There have been failures of accountability in the past. When things went wrong, no one at management level seemed to be found responsible. Sometimes this was an accident of management, a result of being too busy to concentrate on the development of proper structures and procedures. But sometimes the lack of accountability seemed to be by design. The ‘car tyre’ controversy was one example. The findings of various Tribunals present other examples. A current example of a lack of accountability is the operation of CCTV systems in rural areas which are paid for through local community intiatives. These systems are supposed to be operated under the auspices of the Garda Siochana, but it is not clear at all how the Garda Siochana is accountable for how they are used or whether they are appropriate to local policing needs, and indeed for how they are to be financed over the long term. Equally, surveillance systems like data retention (the retention of private data for the purposes of investigating crime) and ANPR (automatic number plate recognition, a system for collecting registration details of passing vehicles using video cameras) have been implemented with little accountability.
But how to make a police service accountable is a difficult problem. Police forces are in principle accountable to their communities, certainly, but the question is one of how the custodes are made accountable. Who is in charge of making the service accountable, what resources are available to do so, and how is this person him- or herself accountable for their behaviour? Is this person truly independent from the force which it is supposed to keep accountable? Are its arrangements really practical?
Somewhat similarly, it is difficult for management within a policing service to keep others accountable. For example, the exercising of discretion is ultimately part of the policing role, but how does management, which may be operating from a far remove, actually ensure that that discretion is being applied appropriately? The controversies about penalty points and random testing illustrated this. The information was at hand to demonstrate the abuse, but there was no will, and perhaps no means to enforce authority in relation to unacceptable practices. Ultimately this will involve major changes in the form that policing takes, to make it more process-oriented and more measurable, but great management skill is also needed to ensure this multi-level accountability.
Solving this problem needs to be ‘baked in’ to our policing system. Accountability has to be considered at every level of policing. Considerations of confidentiality or bias cannot ultimately be allowed to stand in the way of ensuring that those who police us (and others involved in policing) can be held properly to account.

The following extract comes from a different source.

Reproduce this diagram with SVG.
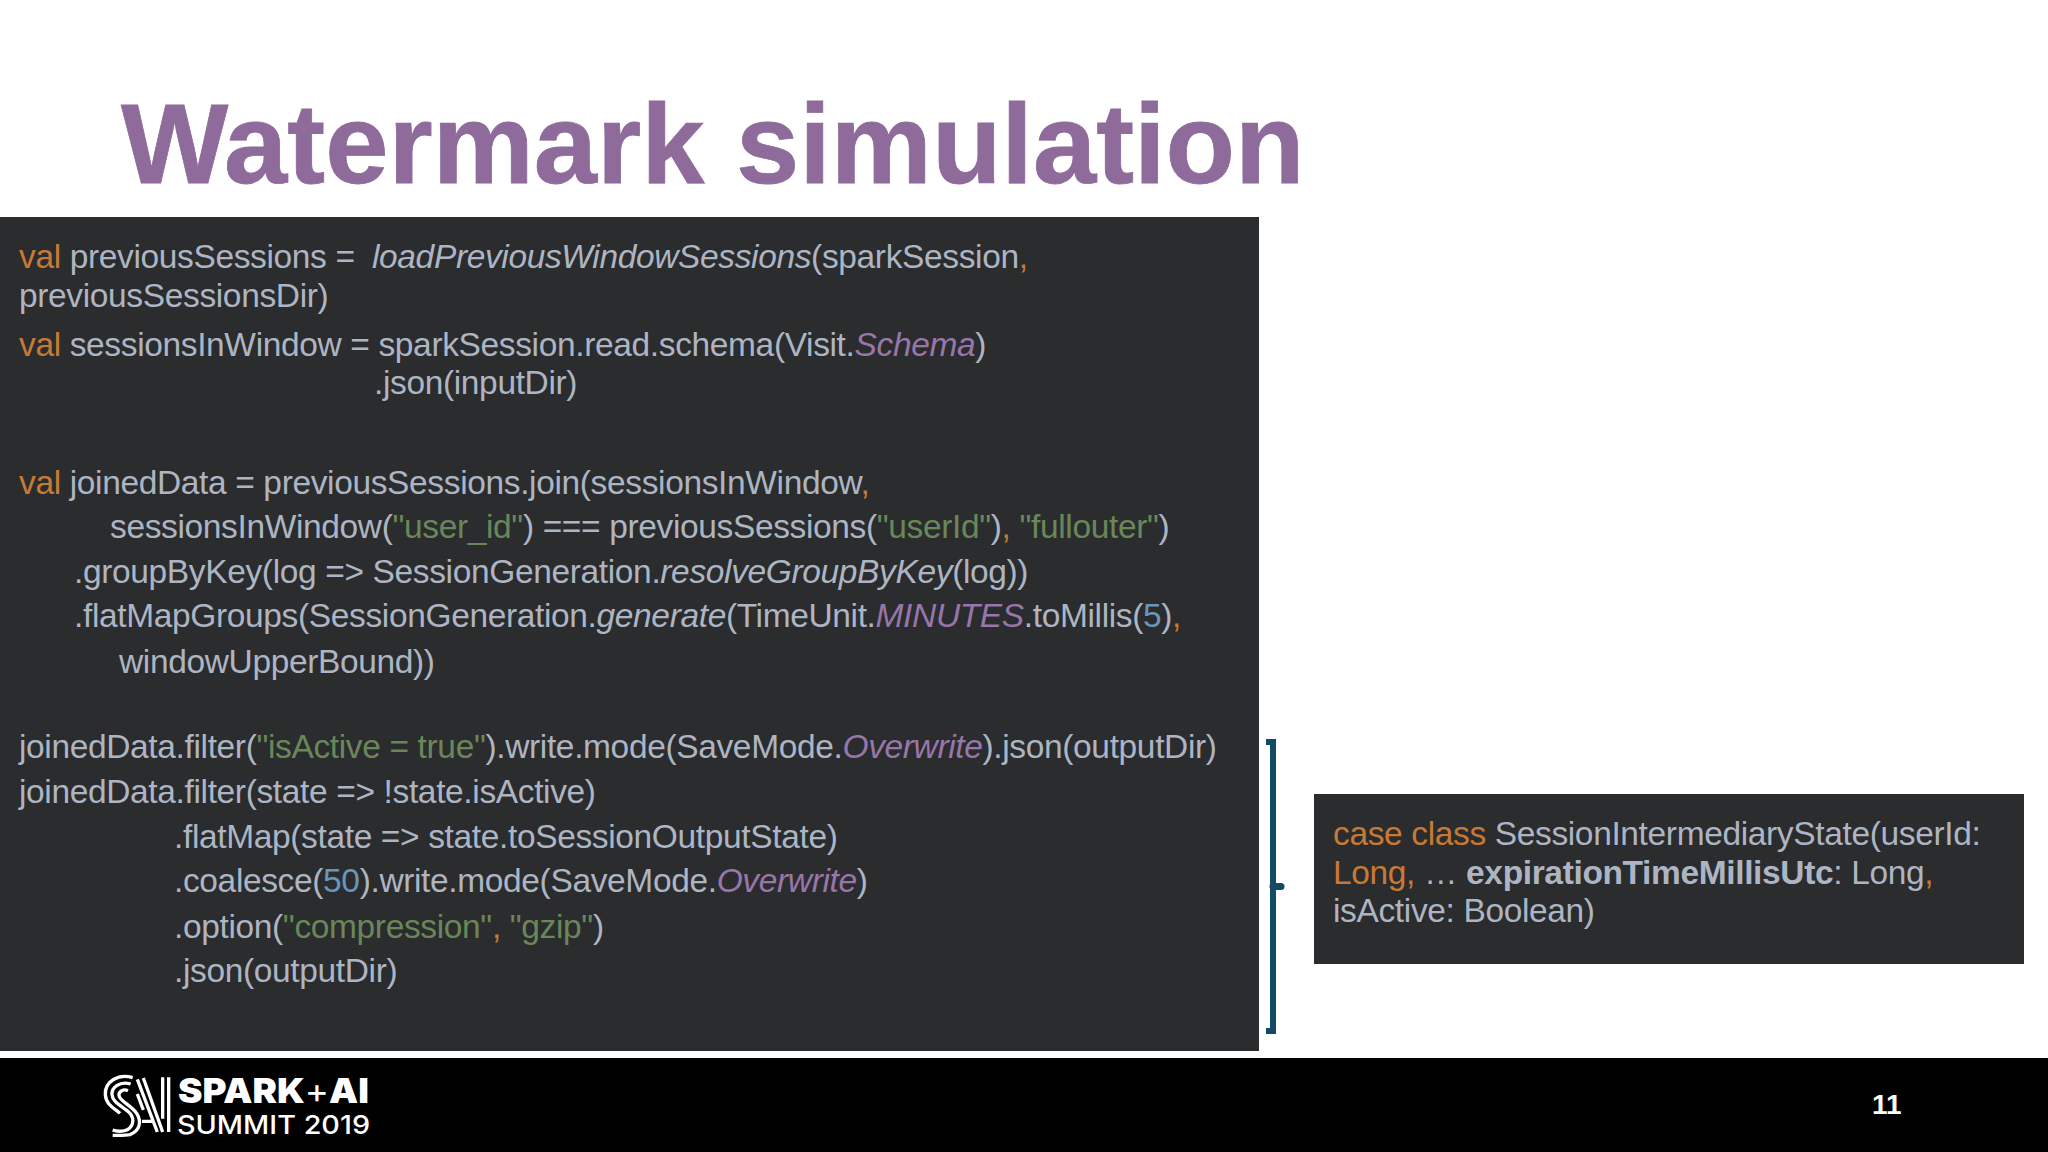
<svg xmlns="http://www.w3.org/2000/svg" width="2048" height="1152" viewBox="0 0 2048 1152">
<style>
.t{font-family:"Liberation Sans",Arial,sans-serif}
.c{font-size:33.5px;fill:#adb5c3;font-family:"Liberation Sans",Arial,sans-serif;letter-spacing:-.36px}
.k{fill:#c67a35}.g{fill:#6a8759}.p{fill:#9876aa}.n{fill:#6897bb}.i{font-style:italic}
.m{fill:none;stroke:#fff;stroke-width:10}
.b{font-family:Inter,sans-serif;fill:#fff}
.panel{fill:#2b2c2e}
</style>
<rect width="2048" height="1152" fill="#fff"/>
<g id="title"><text class="t" x="121" y="183" font-size="113.700" font-weight="700" fill="#8e6b9a" stroke="#8e6b9a" stroke-width=".8">Watermark simulation</text></g>
<g id="code-panel">
<rect class="panel" x="0" y="217" width="1259" height="834"/>
<text class="c" x="19" y="268"><tspan class="k">val</tspan> previousSessions =  <tspan class="i" x="372">loadPreviousWindowSessions</tspan>(sparkSession<tspan class="k">,</tspan></text>
<text class="c" x="19" y="307">previousSessionsDir)</text>
<text class="c" x="19" y="356"><tspan class="k">val</tspan> sessionsInWindow = sparkSession.read.schema(Visit.<tspan class="p i">Schema</tspan>)</text>
<text class="c" x="374" y="394">.json(inputDir)</text>
<text class="c" x="19" y="494"><tspan class="k">val</tspan> joinedData = previousSessions.join(sessionsInWindow<tspan class="k">,</tspan></text>
<text class="c" x="110" y="538">sessionsInWindow(<tspan class="g">"user_id"</tspan>) === previousSessions(<tspan class="g">"userId"</tspan>)<tspan class="k">,</tspan> <tspan class="g">"fullouter"</tspan>)</text>
<text class="c" x="74" y="583">.groupByKey(log =&gt; SessionGeneration.<tspan class="i">resolveGroupByKey</tspan>(log))</text>
<text class="c" x="74" y="627">.flatMapGroups(SessionGeneration.<tspan class="i">generate</tspan>(TimeUnit.<tspan class="p i">MINUTES</tspan>.toMillis(<tspan class="n">5</tspan>)<tspan class="k">,</tspan></text>
<text class="c" x="119" y="673">windowUpperBound))</text>
<text class="c" x="19" y="758">joinedData.filter(<tspan class="g">"isActive = true"</tspan>).write.mode(SaveMode.<tspan class="p i">Overwrite</tspan>).json(outputDir)</text>
<text class="c" x="19" y="803">joinedData.filter(state =&gt; !state.isActive)</text>
<text class="c" x="174" y="848">.flatMap(state =&gt; state.toSessionOutputState)</text>
<text class="c" x="174" y="892">.coalesce(<tspan class="n">50</tspan>).write.mode(SaveMode.<tspan class="p i">Overwrite</tspan>)</text>
<text class="c" x="174" y="938">.option(<tspan class="g">"compression"</tspan><tspan class="k">,</tspan> <tspan class="g">"gzip"</tspan>)</text>
<text class="c" x="174" y="982">.json(outputDir)</text>
</g>
<g id="connectors">
<path d="M1266 742H1273V1031H1266" fill="none" stroke="#134b66" stroke-width="6"/>
<path d="M1273 886.500H1281" stroke="#134b66" stroke-width="7" stroke-linecap="round"/>
</g>
<g id="state-box">
<rect class="panel" x="1314" y="794" width="710" height="170"/>
<text class="c" x="1333" y="845"><tspan class="k">case class</tspan> SessionIntermediaryState(userId:</text>
<text class="c" x="1333" y="884"><tspan class="k">Long,</tspan> … <tspan font-weight="700">expirationTimeMillisUtc</tspan>: Long<tspan class="k">,</tspan></text>
<text class="c" x="1333" y="922">isActive: Boolean)</text>
</g>
<g id="footer">
<rect x="0" y="1058" width="2048" height="94" fill="#000"/>
<g id="logo">
<g transform="translate(98 1068) scale(.3333)">
<path class="m" d="M104 29C62 16 20 40 22 80C24 112 52 122 66 136"/>
<path class="m" d="M98 48C66 38 40 58 42 80C44 106 78 116 96 136C112 156 104 182 80 188C66 191 54 190 44 186"/>
<path class="m" d="M90 68C76 62 62 70 63 82C65 100 98 110 116 136C134 164 122 190 96 200C80 203 62 202 44 202"/>
<path class="m" d="M118 34L178 192M136 30L194 192M118 78L136 126M132 160H166"/>
<path class="m" d="M194 28V152M212 28V192"/>
</g>
<text class="b" x="178" y="1103" font-size="34" font-weight="900" textLength="191" lengthAdjust="spacingAndGlyphs">SPARK<tspan font-weight="400">+</tspan>AI</text>
<text class="b" x="177" y="1134" font-size="25.500" font-weight="500" textLength="193" lengthAdjust="spacingAndGlyphs">SUMMIT 2019</text>
</g>
<text class="t" x="1872" y="1114" font-size="28" font-weight="700" fill="#fff">11</text>
</g>
</svg>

Conclusion and Next Steps.
Policing in Ireland has a difficult road ahead. The challenges are very large, perhaps much larger than they appear. The level of change is not just technical or even strategic. A fundamental shift in the service at a fundamental level is required. The first step is honesty and frankness. There has to be an end to lip service. Everyone needs to start telling things the way they are. Accountability has to be something that happens at every level, not just something that happens in a board room once a year. Making people accountable, and being accountable is not easy, but it is essential. Everybody involved in policing has to play a role. We can’t let things ‘slip’ any longer.